Desindustrializó a las potencias financieras y reindustrializó
a quienes pudieron ofrecer mercancías más
baratas a los consumidores globales,
acelerando la transición de los hegemones
mundiales. Y, con ello, la narrativa
dominante del globalismo perdió
credibilidad para explicar el nuevo contexto de un “occidente” en declive, unas clases medias enfadadas y unos mercados cada vez más violentados por decisiones políticas proteccionistas.

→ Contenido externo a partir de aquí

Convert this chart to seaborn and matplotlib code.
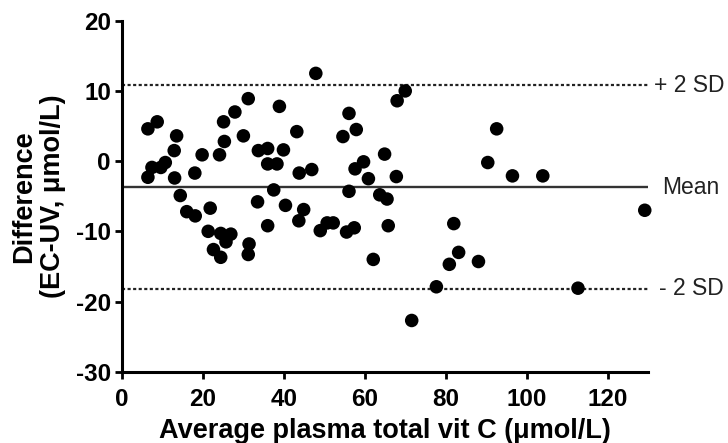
import numpy as np
import pandas as pd
import matplotlib
matplotlib.use("Agg")
import matplotlib.pyplot as plt
import seaborn as sns

# Data
avg_vitc = [6.4, 8.7, 6.4, 7.4, 9.6, 10.7, 13.5, 12.9, 13.0, 14.4,
            16.0, 18.1, 18.0, 19.8, 21.8, 21.3, 24.1, 25.3, 25.1, 27.9,
            30.0, 31.2, 24.4, 26.9, 25.7, 22.6, 24.4, 31.4, 31.2, 33.7,
            36.0, 36.0, 38.3, 37.5, 33.5, 36.0, 38.9, 39.9, 40.4, 43.2,
            43.8, 46.9, 44.9, 43.7, 47.9, 49.0, 50.7, 52.2, 55.5, 57.4,
            56.1, 54.6, 57.9, 57.6, 59.7, 60.9, 56.1, 63.7, 65.5, 64.9,
            67.8, 68.0, 70.0, 65.8, 62.1, 82.0, 83.2, 80.9, 88.1, 77.7,
            71.6, 92.6, 90.4, 96.5, 104.0, 129.2, 112.7]
difference = [4.6, 5.6, -2.3, -0.9, -0.9, -0.2, 3.6, 1.5, -2.4, -4.9,
              -7.2, -7.8, -1.7, 0.9, -6.7, -10.0, 0.9, 2.8, 5.6, 7.0,
              3.6, 8.9, -10.3, -10.4, -11.5, -12.6, -13.7, -11.8, -13.3, 1.5,
              1.8, -0.4, -0.4, -4.1, -5.8, -9.2, 7.8, 1.6, -6.3, 4.2,
              -1.7, -1.2, -6.9, -8.5, 12.5, -9.9, -8.8, -8.8, -10.1, -9.5,
              6.8, 3.5, 4.5, -1.1, -0.1, -2.5, -4.3, -4.8, -5.4, 1.0,
              -2.2, 8.6, 10.0, -9.2, -14.0, -8.9, -13.0, -14.7, -14.3, -17.9,
              -22.7, 4.6, -0.2, -2.1, -2.1, -7.0, -18.1]

bias_mean = -3.7
upper_loa = 10.8
lower_loa = -18.2
line_labels = ["+ 2 SD", "Mean", "- 2 SD"]

x_ticks = [0, 20, 40, 60, 80, 100, 120]
y_ticks = [-30, -20, -10, 0, 10, 20]
x_label = "Average plasma total vit C (\u03bcmol/L)"
y_label = "Difference\n(EC-UV, \u03bcmol/L)"

df = pd.DataFrame({"avg": avg_vitc, "diff": difference})

sns.set_theme(style="ticks")
plt.rcParams["font.family"] = ["Liberation Sans", "DejaVu Sans"]
plt.rcParams["axes.unicode_minus"] = False
plt.rcParams["text.color"] = "black"
plt.rcParams["axes.labelcolor"] = "black"
plt.rcParams["xtick.color"] = "black"
plt.rcParams["ytick.color"] = "black"

fig = plt.figure(figsize=(7.28, 4.43), dpi=100)
ax = fig.add_axes([0.1676, 0.1609, 0.7225, 0.7923])

sns.scatterplot(data=df, x="avg", y="diff", ax=ax, color="black",
                s=95, edgecolor="none", linewidth=0, zorder=3, clip_on=False)

ax.set_xlim(0, 130)
ax.set_ylim(-30, 20)

ax.axhline(bias_mean, color="#333333", lw=1.7, zorder=2)
for yv in (upper_loa, lower_loa):
    ax.axhline(yv, color="#222222", lw=1.6, ls=(0, (1.4, 1.1)), zorder=2)

txt_kw = dict(xycoords=("axes fraction", "data"), textcoords="offset points",
              va="center", ha="left", fontsize=16.5, color="#222222",
              annotation_clip=False)
ax.annotate(line_labels[0], xy=(1.0, upper_loa), xytext=(4, 0), **txt_kw)
ax.annotate(line_labels[1], xy=(1.0, bias_mean), xytext=(10, 0), **txt_kw)
ax.annotate(line_labels[2], xy=(1.0, lower_loa), xytext=(8, 0), **txt_kw)

ax.set_xticks(x_ticks)
ax.set_yticks(y_ticks)
ax.tick_params(axis="both", labelsize=17.5, width=2, length=5, color="black",
               labelcolor="black")
ax.tick_params(axis="x", pad=7)
ax.tick_params(axis="y", pad=3)
for lab in ax.get_xticklabels() + ax.get_yticklabels():
    lab.set_fontweight("bold")

ax.set_xlabel(x_label, fontsize=19.5, fontweight="bold", labelpad=5)
ax.set_ylabel(y_label, fontsize=19.5, fontweight="bold", labelpad=7,
              linespacing=1.15)

sns.despine(ax=ax)
for side in ("left", "bottom"):
    ax.spines[side].set_linewidth(2.2)
    ax.spines[side].set_color("black")

fig.savefig("out.png", dpi=100, facecolor="white")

Ante el actual desvanecimiento de las narrativas legitimadoras y el extravío del
curso histórico del capitalismo, la ideología
de la geoeconomía es uno, de los varios
intentos que aun abran, para llenar ese vacío existencial de creencias
cohesionadoras. Su aporte radica en sacar a luz la sistemática e
ininterrumpida presencia del Estado
en la organización de la economía de
los países. Los Estados
monopolizan recursos económicos, bajo
la forma de impuestos, derechos, bienes públicos y de deuda. Los estados
centralizan la emisión del
dinero, las tasas de interés, el valor del salario, el valor de las
propiedades, incluidas las educativas. Cierran mercados, abren fronteras, crean mercados, direccionan
flujos financieros, regalan dinero, expropian dinero castigan a ciertas clases sociales, ayudan a formarse a otras y, por, sobre todo,
concentran el sentido de pertenencia de
las sociedades a una única entidad
territorial. Al ser, temporalmente,
la exclusiva forma de unificación material y espiritual de la sociedad, los Estados son las privilegiadas fuentes de coacción
económica y producción de legitimidad
de los gobiernos. Y hoy, los
debates sobre geoeconomía lo que hacen es desnudar brutalmente esa su función real.

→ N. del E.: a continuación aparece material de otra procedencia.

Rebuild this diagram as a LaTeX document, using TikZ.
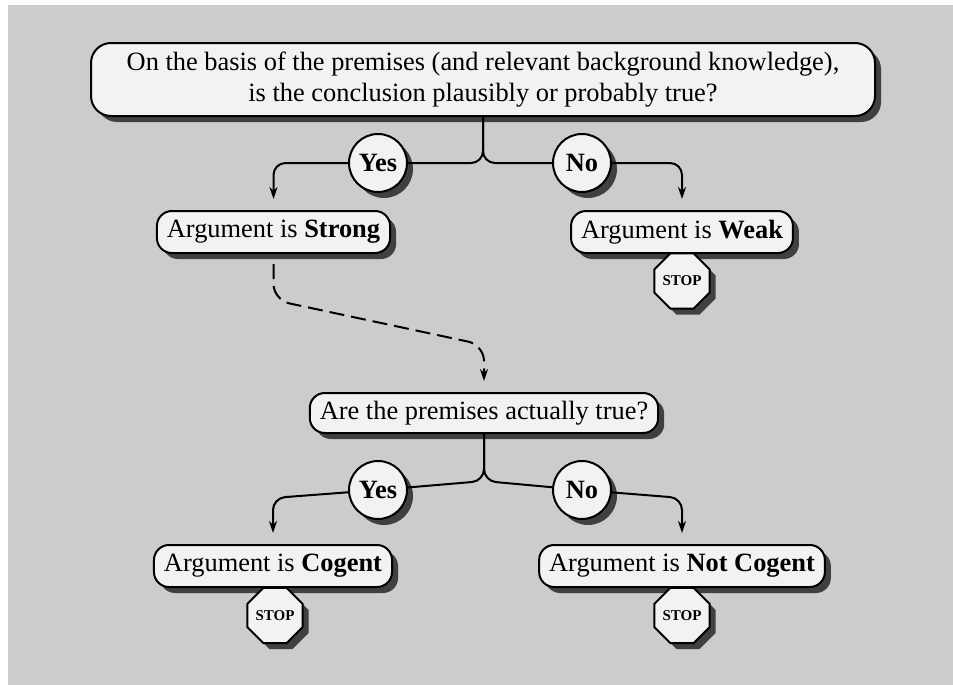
\documentclass[tikz,border=0pt]{standalone}
\usepackage{fontspec}
\setmainfont{Liberation Serif}
\usetikzlibrary{shapes.geometric,shadows,arrows.meta}

\definecolor{bggray}{HTML}{CCCCCC}
\definecolor{boxfill}{HTML}{F2F2F2}
\definecolor{shade}{HTML}{404040}

\tikzset{
  dropshade/.style={drop shadow={shadow xshift=3pt, shadow yshift=-3pt, fill=shade, opacity=1}},
  qbox/.style={draw, line width=1pt, fill=boxfill, rounded corners=7.5pt, minimum height=21pt,
    inner xsep=5pt, inner ysep=2pt, dropshade},
  answer/.style={circle, draw, line width=1pt, fill=boxfill, minimum size=29pt, inner sep=0pt,
    font=\bfseries\fontsize{13.2}{15.5}\selectfont, dropshade},
  stopsign/.style={regular polygon, regular polygon sides=8, draw, line width=1pt, fill=boxfill,
    minimum size=30pt, inner sep=0pt, font=\bfseries\fontsize{7.5}{9}\selectfont, dropshade},
  flow/.style={line width=1pt, rounded corners=6pt}
}

\begin{document}
\begin{tikzpicture}[x=0.5pt, y=-0.5pt, font=\fontsize{13.2}{15.5}\selectfont,
    >={Stealth[length=6pt,width=4pt]}, line join=round]
  \useasboundingbox (0,0) rectangle (953,685);
  \fill[bggray] (8,5) rectangle (953,685);

  % first question
  \node[qbox, rounded corners=10pt, minimum width=392pt, minimum height=36.5pt, align=center]
    (q1) at (483,79.5) {On the basis of the premises (and relevant background knowledge),\\
    is the conclusion plausibly or probably true?};

  % answers to the first question
  \node[answer] (yes1) at (378,163) {Yes};
  \node[answer] (no1) at (582,163) {No};
  \node[qbox] (strong) at (273.5,232) {Argument is \textbf{Strong}};
  \node[qbox] (weak) at (682,232) {Argument is \textbf{Weak}};
  \node[stopsign] (stop1) at (682,281) {STOP};

  % second question
  \node[qbox, minimum height=20pt] (q2) at (484,413) {Are the premises actually true?};

  % answers to the second question
  \node[answer] (yes2) at (378,490) {Yes};
  \node[answer] (no2) at (582,490) {No};
  \node[qbox] (cogent) at (273,566) {Argument is \textbf{Cogent}};
  \node[qbox] (notcogent) at (682,566) {Argument is \textbf{Not Cogent}};
  \node[stopsign] (stop2) at (275,615.5) {STOP};
  \node[stopsign] (stop3) at (682,615.5) {STOP};

  % branches of the first question
  \draw[flow] (q1.south) |- (yes1);
  \draw[flow] (q1.south) |- (no1);
  \draw[flow, ->, shorten >=5.5pt] (yes1) -| (strong.north);
  \draw[flow, ->, shorten >=5.5pt] (no1) -| (weak.north);

  % dashed link to the second question
  \coordinate (d1) at (273.5,300);
  \coordinate (d2) at (484,345);
  \draw[flow, rounded corners=8pt, dash pattern=on 7.5pt off 3.5pt, ->,
    shorten <=5pt, shorten >=5.5pt] (strong.south) -- (d1) -- (d2) -- (q2.north);

  % branches of the second question
  \coordinate (f2) at (484,481);
  \coordinate (c1) at (273,498);
  \coordinate (c2) at (682,498);
  \draw[flow] (q2.south) -- (f2) -- (yes2);
  \draw[flow] (q2.south) -- (f2) -- (no2);
  \draw[flow, ->, shorten >=5.5pt] (yes2) -- (c1) -- (cogent.north);
  \draw[flow, ->, shorten >=5.5pt] (no2) -- (c2) -- (notcogent.north);
\end{tikzpicture}
\end{document}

Si bien aún hay feligreses del
libre mercado que señalan al Estado como un “crimen”, los verdaderos
señores de la economía global saben que esas frases están hechas para fósiles
tontos que añoran el liberalismo
decimonónico. El Estado es
la mayor fuente de poder concentrado que poseen las sociedades y ningún interesado en
el curso acrecentado de sus negocios puede dejar de lado el cálculo de
iniciativas que debe obtener para usufructuar
de una parte de ese poder y riqueza monopolizadas. Igualmente, la sociedad
laboriosa sabe que, los esfuerzos por ampliar
derechos y socializar riqueza pasan por una democratización ascendente
de ese poder estatal.
Pero lo que ahora está en juego ante este regreso crudo de la temática estatal es saber cuáles serán las maneras
adecuadas de su intervención,
las formas eficaces del uso de su poder y recursos para apuntalar un nuevo
ciclo expansivo de crecimiento económico y reorganizar
el comercio mundial.
En todo caso, sea lo que sea que emerja
en la siguiente década como nuevo ciclo de acumulación económica y
legitimación política mundial, tendrá al Estado como un elemento
central de su composición histórica.